■ **Work to be completed**
What is to be transcribed is the run of lines opening with the one that has "Write a Python" and closing with the one that has "plt.rcParams['mathtext.default'] = 'regular'", and only that run, exactly.

Saved data entries:
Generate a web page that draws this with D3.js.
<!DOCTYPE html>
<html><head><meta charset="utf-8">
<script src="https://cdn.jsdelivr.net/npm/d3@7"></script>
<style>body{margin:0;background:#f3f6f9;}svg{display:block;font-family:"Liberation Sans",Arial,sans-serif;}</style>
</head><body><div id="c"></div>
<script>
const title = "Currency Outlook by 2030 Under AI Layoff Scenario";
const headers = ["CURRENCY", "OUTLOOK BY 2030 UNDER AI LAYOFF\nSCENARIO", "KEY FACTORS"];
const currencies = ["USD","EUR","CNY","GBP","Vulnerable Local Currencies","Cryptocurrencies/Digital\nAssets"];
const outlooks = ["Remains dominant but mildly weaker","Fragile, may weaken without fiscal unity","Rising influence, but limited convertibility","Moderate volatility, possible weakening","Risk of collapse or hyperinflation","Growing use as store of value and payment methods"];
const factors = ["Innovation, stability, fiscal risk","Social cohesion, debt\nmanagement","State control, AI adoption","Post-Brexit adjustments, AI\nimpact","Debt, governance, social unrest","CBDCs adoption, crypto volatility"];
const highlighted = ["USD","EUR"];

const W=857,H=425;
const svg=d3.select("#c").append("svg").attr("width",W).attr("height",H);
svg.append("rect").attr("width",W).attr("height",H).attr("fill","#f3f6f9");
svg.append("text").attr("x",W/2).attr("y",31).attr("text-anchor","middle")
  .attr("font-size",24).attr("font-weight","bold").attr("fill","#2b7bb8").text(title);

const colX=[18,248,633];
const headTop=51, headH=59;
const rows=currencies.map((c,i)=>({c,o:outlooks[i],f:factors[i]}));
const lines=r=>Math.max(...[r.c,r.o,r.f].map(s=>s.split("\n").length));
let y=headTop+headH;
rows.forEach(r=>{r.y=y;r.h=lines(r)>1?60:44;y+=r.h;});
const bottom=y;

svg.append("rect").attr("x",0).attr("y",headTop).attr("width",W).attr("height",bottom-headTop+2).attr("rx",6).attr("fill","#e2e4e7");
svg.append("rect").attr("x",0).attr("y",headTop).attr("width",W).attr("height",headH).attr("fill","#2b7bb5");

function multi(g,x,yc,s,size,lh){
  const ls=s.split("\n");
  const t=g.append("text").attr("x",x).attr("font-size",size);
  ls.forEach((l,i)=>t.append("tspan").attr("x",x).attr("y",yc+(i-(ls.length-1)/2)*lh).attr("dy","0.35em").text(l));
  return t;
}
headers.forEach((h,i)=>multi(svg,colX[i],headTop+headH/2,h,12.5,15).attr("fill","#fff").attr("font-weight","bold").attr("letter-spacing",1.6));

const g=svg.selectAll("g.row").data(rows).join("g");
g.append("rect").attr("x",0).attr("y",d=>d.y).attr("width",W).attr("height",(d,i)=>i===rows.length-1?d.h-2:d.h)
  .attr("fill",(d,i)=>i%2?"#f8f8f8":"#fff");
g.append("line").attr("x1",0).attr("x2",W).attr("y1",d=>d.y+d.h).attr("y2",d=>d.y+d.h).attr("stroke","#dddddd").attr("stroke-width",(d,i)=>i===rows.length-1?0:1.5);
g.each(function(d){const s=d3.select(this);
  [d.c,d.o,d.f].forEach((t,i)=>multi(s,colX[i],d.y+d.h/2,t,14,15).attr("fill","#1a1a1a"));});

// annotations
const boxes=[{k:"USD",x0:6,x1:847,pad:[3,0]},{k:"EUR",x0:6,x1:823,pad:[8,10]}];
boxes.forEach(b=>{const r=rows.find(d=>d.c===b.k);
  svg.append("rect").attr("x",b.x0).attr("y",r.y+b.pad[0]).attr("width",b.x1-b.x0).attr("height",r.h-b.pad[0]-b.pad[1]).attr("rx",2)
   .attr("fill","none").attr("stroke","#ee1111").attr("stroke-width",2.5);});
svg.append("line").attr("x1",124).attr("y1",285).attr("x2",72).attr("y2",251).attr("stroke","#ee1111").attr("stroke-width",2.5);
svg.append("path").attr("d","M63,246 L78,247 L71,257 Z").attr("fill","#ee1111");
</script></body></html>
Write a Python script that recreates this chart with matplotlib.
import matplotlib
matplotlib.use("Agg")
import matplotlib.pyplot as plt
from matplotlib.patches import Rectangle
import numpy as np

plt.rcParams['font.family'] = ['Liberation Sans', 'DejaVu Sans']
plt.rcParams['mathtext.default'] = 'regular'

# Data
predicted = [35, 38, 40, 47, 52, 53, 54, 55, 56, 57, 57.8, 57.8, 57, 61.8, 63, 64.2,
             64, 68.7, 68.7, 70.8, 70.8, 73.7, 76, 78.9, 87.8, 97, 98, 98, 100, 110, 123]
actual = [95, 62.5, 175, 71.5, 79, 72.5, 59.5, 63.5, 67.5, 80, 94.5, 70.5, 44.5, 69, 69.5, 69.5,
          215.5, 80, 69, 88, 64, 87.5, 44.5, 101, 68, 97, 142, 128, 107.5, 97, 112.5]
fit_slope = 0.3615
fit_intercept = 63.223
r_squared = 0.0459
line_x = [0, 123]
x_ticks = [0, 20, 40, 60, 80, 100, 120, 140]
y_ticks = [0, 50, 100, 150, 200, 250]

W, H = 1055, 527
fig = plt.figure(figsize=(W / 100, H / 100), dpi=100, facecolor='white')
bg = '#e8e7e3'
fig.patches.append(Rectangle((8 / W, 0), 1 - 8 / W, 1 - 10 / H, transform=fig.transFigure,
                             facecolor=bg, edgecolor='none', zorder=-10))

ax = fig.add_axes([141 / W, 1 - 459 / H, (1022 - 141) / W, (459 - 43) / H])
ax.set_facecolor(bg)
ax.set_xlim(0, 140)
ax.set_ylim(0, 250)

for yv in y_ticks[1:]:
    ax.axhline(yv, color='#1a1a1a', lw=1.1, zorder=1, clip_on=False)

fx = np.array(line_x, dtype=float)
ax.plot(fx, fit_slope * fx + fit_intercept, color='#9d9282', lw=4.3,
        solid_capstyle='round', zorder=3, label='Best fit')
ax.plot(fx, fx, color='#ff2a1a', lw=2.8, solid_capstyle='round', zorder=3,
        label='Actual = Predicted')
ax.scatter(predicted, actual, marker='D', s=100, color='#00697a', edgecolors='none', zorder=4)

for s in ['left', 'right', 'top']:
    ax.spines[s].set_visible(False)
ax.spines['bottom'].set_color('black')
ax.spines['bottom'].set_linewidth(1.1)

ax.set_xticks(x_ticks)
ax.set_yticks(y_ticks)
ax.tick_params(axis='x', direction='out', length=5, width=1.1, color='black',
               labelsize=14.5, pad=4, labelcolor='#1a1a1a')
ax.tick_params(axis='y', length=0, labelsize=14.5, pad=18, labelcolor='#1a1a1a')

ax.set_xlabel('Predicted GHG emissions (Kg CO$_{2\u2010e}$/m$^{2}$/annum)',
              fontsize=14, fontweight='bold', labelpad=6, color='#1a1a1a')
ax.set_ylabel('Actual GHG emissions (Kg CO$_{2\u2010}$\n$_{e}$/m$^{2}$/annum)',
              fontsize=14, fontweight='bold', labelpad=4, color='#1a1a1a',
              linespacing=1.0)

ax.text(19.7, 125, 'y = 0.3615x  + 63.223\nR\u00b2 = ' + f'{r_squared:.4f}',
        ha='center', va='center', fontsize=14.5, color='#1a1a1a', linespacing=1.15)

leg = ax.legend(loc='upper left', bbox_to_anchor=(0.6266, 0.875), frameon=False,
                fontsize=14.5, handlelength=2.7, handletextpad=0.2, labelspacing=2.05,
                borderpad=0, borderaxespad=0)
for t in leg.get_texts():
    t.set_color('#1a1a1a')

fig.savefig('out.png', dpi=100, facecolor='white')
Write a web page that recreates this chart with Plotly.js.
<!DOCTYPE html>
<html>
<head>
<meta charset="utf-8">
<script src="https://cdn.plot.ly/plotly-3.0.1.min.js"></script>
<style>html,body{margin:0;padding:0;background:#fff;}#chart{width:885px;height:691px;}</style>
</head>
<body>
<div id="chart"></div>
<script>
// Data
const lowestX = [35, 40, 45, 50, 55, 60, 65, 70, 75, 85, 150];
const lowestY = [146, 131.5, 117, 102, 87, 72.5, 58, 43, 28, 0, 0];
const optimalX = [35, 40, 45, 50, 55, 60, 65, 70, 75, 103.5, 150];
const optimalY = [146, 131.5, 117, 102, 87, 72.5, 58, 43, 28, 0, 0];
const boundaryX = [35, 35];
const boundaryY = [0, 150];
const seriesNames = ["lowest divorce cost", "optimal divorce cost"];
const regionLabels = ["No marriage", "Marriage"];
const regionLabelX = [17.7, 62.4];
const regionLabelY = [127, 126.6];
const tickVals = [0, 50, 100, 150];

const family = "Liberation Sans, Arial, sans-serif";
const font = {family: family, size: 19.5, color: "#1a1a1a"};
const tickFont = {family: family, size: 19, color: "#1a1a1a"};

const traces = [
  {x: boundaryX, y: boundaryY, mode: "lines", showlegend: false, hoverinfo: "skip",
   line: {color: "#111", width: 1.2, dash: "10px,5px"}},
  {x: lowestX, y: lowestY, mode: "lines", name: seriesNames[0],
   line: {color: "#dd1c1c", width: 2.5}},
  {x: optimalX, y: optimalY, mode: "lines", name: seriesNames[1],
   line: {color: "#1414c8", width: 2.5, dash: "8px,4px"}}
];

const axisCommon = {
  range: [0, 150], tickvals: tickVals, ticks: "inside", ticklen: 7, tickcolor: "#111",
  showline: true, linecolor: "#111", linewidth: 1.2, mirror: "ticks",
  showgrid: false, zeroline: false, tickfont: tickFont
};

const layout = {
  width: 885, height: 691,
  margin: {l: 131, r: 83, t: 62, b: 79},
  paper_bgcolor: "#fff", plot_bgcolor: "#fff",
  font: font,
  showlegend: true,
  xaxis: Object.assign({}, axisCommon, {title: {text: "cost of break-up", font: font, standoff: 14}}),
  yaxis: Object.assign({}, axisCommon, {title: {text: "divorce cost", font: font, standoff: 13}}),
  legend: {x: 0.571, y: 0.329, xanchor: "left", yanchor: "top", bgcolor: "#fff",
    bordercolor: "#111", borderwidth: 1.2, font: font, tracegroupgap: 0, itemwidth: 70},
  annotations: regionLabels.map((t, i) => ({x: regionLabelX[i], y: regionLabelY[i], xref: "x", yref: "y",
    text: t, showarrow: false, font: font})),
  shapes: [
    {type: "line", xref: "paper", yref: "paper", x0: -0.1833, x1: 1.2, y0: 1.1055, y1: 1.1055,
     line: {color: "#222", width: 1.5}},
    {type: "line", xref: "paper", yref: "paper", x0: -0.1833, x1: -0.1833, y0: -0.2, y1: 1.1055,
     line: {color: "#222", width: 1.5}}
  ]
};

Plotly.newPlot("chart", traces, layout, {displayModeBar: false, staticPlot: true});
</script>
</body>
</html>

■ **Task solution**
Write a Python script that recreates this chart with matplotlib.
import matplotlib
matplotlib.use("Agg")
import matplotlib.pyplot as plt
from matplotlib.patches import Rectangle
import numpy as np

plt.rcParams['font.family'] = ['Liberation Sans', 'DejaVu Sans']
plt.rcParams['mathtext.default'] = 'regular'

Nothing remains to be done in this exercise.